Openness needed on veterinary fees
When your beloved pets are sick, you want the best treatment for them. But in Hong Kong, the quality of service among vets varies as do the fees they charge. For many experienced pet owners, it often appears there is no correlation between quality and fees.
Even some vets themselves acknowledge the large discrepancy in fees charged by different clinics. Overnight care, diagnostics, medicine and surgeries - all can vary greatly.
Some vets include a physical checkup when they administrate the annual vaccination; others impose an extra charge.
The basic reason vets can charge what they want, or what owners would pay, is because there is no regulatory oversight.
Hong Kong has veterinary Surgeons Board, which advises fair practices as well as charges. But it has no enforcement power when it comes to fees. It's certainly not worth the time and effort to file a civil claim, either through the Small Claims Tribunal or the courts.

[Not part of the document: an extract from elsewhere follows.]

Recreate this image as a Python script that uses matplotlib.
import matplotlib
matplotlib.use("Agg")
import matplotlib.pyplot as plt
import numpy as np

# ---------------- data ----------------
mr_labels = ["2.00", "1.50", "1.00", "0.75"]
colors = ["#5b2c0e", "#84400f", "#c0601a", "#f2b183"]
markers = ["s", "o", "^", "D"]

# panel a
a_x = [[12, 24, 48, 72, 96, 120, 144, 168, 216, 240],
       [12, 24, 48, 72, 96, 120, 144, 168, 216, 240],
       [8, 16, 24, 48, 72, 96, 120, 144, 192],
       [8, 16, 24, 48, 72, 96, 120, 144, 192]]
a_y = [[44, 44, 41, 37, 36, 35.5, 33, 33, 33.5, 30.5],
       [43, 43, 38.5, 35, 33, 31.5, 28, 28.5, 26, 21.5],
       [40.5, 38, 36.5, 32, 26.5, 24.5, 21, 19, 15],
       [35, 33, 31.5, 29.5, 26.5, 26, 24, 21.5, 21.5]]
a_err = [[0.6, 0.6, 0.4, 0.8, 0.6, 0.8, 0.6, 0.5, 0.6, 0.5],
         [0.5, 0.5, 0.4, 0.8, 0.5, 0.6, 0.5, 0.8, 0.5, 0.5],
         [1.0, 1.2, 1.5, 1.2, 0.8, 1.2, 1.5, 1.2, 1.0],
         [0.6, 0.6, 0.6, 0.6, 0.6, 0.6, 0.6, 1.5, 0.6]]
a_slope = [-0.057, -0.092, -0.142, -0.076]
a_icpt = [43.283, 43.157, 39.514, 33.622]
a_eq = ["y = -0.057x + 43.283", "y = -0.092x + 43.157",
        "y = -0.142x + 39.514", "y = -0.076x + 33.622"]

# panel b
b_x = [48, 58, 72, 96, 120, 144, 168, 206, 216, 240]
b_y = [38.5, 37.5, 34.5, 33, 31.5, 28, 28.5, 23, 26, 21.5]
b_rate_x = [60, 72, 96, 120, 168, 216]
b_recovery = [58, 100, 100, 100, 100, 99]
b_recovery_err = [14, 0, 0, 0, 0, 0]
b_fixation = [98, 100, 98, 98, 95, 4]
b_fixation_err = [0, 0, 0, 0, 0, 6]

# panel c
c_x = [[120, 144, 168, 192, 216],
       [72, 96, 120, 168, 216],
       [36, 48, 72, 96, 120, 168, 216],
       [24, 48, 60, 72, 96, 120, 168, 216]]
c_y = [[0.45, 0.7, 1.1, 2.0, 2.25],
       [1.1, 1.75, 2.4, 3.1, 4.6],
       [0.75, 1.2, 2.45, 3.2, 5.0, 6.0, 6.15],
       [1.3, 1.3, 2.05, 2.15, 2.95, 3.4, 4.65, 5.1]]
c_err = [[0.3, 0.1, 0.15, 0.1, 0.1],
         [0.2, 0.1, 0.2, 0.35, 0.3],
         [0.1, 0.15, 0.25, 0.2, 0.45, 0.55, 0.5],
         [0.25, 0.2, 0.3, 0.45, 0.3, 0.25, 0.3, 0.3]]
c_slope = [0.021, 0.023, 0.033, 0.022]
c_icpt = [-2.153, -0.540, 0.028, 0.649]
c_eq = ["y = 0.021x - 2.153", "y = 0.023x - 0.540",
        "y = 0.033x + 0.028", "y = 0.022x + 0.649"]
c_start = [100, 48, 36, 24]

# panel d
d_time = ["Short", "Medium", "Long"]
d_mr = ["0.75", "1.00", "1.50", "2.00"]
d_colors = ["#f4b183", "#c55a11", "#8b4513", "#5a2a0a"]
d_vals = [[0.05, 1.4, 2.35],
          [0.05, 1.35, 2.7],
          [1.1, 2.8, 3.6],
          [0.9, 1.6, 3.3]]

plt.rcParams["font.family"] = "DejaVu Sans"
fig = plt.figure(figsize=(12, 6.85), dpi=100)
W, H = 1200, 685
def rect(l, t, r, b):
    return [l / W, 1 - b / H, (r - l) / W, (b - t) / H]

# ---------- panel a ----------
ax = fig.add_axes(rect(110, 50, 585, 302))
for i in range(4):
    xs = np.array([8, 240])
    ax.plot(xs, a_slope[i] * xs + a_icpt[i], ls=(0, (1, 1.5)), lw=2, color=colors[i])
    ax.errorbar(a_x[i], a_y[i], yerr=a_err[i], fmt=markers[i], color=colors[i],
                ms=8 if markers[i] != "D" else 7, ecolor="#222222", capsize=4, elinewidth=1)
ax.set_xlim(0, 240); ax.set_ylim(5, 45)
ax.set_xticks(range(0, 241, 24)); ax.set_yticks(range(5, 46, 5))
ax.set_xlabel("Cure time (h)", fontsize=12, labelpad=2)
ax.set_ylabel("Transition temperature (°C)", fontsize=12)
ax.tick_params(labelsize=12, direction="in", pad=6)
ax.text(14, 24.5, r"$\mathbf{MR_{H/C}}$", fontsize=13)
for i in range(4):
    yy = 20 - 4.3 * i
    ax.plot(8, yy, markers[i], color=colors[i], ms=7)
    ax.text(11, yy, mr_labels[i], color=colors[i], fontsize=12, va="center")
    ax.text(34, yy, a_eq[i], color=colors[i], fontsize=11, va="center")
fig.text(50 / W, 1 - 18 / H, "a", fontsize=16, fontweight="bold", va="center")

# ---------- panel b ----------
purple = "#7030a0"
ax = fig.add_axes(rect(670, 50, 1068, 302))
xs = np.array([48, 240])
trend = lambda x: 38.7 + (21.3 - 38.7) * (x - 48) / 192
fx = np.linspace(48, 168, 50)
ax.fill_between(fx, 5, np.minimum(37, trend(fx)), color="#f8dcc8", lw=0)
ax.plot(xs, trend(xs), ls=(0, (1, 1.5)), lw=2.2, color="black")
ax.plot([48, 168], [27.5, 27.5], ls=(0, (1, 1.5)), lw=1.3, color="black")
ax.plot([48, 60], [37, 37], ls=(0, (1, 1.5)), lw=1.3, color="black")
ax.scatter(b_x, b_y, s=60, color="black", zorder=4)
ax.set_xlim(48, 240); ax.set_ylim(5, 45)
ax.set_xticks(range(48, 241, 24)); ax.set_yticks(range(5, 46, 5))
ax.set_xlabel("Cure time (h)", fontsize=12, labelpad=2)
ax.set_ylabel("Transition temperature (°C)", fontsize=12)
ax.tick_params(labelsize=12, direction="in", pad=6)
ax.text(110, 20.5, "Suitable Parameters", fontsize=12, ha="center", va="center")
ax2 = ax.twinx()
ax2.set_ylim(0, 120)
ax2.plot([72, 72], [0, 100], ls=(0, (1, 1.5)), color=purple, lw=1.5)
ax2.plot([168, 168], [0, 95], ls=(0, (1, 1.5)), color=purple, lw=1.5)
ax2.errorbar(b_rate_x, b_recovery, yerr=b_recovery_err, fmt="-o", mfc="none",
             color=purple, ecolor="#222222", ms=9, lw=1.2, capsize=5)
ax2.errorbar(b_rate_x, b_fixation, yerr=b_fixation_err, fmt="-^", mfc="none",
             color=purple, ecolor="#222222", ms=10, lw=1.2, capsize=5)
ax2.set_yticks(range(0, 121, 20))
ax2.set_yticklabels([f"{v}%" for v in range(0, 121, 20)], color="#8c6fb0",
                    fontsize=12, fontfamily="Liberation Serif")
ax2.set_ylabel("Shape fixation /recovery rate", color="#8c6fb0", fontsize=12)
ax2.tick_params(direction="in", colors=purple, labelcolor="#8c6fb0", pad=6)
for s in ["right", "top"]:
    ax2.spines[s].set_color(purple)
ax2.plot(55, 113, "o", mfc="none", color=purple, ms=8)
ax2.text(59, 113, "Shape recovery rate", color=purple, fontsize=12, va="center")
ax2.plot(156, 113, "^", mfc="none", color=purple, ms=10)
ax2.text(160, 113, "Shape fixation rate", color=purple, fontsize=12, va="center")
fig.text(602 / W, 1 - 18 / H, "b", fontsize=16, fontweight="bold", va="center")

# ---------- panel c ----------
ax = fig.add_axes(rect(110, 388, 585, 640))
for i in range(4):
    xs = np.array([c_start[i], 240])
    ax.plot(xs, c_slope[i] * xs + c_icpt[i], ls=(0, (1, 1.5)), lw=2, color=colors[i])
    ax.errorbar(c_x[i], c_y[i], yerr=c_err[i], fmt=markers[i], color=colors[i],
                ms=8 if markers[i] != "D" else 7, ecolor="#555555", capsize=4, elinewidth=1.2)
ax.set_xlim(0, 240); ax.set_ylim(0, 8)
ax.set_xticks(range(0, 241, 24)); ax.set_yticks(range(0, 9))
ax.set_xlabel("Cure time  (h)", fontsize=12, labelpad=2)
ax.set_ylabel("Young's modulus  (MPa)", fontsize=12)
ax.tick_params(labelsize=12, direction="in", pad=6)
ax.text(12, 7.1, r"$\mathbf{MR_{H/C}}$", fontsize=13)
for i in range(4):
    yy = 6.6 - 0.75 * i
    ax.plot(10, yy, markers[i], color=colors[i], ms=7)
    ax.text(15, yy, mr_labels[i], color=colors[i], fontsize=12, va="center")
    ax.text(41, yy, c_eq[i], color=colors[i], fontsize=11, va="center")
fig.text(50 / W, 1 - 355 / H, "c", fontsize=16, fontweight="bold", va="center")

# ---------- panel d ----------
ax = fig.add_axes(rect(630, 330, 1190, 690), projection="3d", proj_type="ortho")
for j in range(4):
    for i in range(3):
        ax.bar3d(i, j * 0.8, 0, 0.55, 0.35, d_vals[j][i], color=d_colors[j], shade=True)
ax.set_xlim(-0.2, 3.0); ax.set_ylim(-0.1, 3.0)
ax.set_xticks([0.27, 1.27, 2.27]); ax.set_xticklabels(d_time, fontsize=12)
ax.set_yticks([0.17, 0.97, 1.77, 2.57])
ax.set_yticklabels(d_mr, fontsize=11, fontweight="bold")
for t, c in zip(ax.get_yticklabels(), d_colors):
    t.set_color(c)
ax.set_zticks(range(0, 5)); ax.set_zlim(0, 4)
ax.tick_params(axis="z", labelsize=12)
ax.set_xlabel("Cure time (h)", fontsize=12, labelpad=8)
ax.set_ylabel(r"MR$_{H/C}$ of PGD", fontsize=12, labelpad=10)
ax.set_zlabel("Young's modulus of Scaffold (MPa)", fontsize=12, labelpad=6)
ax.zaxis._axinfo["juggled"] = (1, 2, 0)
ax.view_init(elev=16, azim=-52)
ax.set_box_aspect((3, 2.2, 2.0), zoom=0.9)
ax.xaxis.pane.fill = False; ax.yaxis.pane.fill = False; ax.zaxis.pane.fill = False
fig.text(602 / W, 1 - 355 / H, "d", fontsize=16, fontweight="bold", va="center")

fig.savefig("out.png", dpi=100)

But such issues as high fees and service quality will not go away. On the contrary, they will become more serious and the number of complaints will only rise as registered dog and cat ownerships have shot up in recent years.

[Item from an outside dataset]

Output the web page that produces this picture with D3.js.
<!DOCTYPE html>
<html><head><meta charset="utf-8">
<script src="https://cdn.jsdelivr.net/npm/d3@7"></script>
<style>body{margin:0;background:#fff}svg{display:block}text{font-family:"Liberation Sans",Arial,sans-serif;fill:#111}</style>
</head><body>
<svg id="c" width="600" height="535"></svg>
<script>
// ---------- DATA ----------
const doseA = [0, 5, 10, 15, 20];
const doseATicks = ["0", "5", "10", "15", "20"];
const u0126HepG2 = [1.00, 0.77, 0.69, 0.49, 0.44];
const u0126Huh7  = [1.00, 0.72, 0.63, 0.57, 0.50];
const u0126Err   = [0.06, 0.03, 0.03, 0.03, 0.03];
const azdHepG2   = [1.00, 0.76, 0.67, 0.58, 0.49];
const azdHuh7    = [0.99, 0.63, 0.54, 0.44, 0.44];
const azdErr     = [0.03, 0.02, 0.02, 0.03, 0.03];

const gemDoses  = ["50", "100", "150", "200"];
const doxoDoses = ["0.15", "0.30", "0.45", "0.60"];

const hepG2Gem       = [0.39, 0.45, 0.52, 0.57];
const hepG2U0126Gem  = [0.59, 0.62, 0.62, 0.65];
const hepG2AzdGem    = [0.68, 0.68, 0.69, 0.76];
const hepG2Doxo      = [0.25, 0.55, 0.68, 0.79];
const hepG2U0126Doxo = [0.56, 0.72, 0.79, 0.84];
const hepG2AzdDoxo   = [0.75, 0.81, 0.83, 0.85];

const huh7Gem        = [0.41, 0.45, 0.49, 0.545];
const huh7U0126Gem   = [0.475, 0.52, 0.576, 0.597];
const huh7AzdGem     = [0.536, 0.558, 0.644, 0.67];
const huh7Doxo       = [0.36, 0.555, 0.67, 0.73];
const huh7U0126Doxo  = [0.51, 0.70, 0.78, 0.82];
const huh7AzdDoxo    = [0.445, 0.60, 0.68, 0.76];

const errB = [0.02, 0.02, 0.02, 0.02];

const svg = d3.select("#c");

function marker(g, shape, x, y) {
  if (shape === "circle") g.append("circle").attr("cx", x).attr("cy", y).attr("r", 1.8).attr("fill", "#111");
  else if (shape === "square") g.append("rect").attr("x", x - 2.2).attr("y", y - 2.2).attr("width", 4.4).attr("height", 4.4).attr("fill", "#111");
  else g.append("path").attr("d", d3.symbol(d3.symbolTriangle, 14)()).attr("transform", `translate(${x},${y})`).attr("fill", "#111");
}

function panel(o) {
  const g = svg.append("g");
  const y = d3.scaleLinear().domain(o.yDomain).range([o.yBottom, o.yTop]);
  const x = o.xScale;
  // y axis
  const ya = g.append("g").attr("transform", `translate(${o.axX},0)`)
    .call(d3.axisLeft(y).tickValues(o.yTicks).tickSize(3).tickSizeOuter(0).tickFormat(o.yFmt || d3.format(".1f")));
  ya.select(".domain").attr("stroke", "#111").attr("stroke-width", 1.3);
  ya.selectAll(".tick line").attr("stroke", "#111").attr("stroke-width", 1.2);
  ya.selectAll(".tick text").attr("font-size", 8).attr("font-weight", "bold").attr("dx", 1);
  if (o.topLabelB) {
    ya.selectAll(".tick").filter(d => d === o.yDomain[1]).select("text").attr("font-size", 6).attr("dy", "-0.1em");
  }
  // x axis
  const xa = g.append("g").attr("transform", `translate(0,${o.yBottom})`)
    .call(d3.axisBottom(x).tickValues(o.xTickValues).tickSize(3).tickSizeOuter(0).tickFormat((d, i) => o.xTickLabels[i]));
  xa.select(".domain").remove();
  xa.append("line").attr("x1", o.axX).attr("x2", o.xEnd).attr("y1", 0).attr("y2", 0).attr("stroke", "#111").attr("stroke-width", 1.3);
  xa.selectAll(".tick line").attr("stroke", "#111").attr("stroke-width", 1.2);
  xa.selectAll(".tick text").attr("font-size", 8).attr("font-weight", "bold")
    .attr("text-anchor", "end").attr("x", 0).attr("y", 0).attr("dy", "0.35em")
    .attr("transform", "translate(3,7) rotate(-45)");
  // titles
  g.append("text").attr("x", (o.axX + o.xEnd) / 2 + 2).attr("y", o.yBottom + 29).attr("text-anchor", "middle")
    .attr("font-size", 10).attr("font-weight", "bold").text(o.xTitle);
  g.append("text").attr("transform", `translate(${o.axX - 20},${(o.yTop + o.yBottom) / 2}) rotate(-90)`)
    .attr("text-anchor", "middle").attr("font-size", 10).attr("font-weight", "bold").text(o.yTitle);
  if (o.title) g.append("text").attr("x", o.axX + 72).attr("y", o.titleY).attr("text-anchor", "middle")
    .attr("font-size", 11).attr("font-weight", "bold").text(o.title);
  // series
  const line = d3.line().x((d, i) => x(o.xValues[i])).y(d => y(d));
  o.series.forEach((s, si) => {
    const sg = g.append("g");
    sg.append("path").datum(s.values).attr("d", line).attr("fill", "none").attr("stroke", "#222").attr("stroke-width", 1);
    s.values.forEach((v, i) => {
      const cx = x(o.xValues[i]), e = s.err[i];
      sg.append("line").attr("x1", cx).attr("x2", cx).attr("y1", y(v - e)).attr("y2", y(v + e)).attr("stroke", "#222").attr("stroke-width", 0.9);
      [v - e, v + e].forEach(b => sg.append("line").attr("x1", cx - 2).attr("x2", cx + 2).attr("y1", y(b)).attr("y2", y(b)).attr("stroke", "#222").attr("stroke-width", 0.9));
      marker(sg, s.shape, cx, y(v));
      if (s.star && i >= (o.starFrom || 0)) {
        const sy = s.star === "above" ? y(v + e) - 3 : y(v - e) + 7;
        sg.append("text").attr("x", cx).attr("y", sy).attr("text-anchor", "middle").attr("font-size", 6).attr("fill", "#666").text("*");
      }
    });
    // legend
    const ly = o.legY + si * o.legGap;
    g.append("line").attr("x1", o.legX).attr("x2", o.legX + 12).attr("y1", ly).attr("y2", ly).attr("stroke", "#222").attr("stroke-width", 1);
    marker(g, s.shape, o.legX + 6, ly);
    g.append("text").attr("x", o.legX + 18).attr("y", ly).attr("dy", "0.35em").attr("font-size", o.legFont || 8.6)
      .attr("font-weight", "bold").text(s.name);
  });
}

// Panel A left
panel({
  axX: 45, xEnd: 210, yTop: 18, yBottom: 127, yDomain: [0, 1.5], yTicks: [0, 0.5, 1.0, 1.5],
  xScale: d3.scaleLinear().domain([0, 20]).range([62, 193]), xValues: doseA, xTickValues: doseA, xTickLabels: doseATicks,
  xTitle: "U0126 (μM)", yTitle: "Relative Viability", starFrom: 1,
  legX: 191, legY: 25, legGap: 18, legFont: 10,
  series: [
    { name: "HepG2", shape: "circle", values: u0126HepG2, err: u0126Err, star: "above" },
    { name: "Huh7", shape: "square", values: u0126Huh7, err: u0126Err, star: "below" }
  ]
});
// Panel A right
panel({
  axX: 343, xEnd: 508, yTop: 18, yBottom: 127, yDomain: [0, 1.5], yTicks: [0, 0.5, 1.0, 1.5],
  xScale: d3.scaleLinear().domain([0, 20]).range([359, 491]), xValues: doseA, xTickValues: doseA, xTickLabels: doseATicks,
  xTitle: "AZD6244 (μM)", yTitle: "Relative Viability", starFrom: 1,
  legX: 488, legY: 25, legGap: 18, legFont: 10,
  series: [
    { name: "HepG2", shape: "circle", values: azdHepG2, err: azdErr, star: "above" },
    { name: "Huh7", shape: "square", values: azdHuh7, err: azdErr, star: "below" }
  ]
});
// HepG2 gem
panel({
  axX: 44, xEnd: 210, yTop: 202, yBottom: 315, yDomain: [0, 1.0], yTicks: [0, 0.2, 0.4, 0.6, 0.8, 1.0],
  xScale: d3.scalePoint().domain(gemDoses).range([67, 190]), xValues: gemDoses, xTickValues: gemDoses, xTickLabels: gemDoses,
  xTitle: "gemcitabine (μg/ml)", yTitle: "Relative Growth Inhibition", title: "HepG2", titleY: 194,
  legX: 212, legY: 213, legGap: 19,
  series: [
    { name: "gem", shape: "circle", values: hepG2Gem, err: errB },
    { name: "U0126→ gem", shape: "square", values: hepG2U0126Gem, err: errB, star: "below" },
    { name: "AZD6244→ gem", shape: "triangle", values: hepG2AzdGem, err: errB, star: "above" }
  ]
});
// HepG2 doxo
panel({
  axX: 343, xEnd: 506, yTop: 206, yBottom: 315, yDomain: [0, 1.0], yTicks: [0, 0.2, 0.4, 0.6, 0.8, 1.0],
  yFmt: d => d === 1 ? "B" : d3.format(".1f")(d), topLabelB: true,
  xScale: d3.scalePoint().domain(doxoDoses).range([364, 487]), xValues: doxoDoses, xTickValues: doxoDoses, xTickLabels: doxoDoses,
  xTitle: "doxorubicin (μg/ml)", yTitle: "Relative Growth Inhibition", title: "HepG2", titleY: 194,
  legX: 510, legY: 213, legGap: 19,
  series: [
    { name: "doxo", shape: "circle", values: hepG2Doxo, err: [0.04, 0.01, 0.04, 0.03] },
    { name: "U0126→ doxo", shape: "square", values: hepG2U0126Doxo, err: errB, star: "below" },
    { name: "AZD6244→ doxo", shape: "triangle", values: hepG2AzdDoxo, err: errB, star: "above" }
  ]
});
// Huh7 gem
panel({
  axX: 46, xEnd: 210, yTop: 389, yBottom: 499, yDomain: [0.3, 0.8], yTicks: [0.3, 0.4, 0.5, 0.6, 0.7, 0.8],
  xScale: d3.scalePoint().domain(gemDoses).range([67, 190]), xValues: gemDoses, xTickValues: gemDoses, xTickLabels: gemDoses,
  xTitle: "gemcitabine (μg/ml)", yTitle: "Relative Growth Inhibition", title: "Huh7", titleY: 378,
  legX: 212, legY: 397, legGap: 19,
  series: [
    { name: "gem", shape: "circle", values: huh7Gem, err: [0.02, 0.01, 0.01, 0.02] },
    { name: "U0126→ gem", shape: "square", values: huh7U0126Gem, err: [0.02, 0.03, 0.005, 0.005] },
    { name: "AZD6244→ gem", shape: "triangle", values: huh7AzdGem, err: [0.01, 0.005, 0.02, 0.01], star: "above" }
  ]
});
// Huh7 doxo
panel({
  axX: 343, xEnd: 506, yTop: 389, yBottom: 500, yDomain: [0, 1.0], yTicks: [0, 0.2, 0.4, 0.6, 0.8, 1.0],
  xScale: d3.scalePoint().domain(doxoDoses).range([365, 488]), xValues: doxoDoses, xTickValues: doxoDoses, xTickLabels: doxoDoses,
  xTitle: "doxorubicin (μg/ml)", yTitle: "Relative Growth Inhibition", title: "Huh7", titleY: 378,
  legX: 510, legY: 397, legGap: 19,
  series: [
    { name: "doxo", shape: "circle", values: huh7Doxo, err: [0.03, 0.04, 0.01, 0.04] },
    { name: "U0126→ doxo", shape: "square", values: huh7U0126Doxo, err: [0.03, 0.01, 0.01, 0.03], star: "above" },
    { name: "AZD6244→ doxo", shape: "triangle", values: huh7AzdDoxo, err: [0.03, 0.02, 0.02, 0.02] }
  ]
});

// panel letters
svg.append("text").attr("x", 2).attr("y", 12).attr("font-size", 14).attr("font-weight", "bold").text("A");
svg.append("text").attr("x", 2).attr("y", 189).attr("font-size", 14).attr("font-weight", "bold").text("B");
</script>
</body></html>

In the last census in 2011, there were more than 250,000 dogs and 170,000 cats living with families. The real numbers today are much higher and rising.
Transparency in charges is the key. It may be impossible or even desirable for the board to consider imposing fees. This does not mean clinics shouldn't disclose their charges and services like many hospitals and medical insurers now do.
If a client is unclear about the charges he or she may be expected to pay, a vet should always be available to clarify.
If more clinics do this, others would be under pressure to do the same.
A little openness and transparency can go a long way.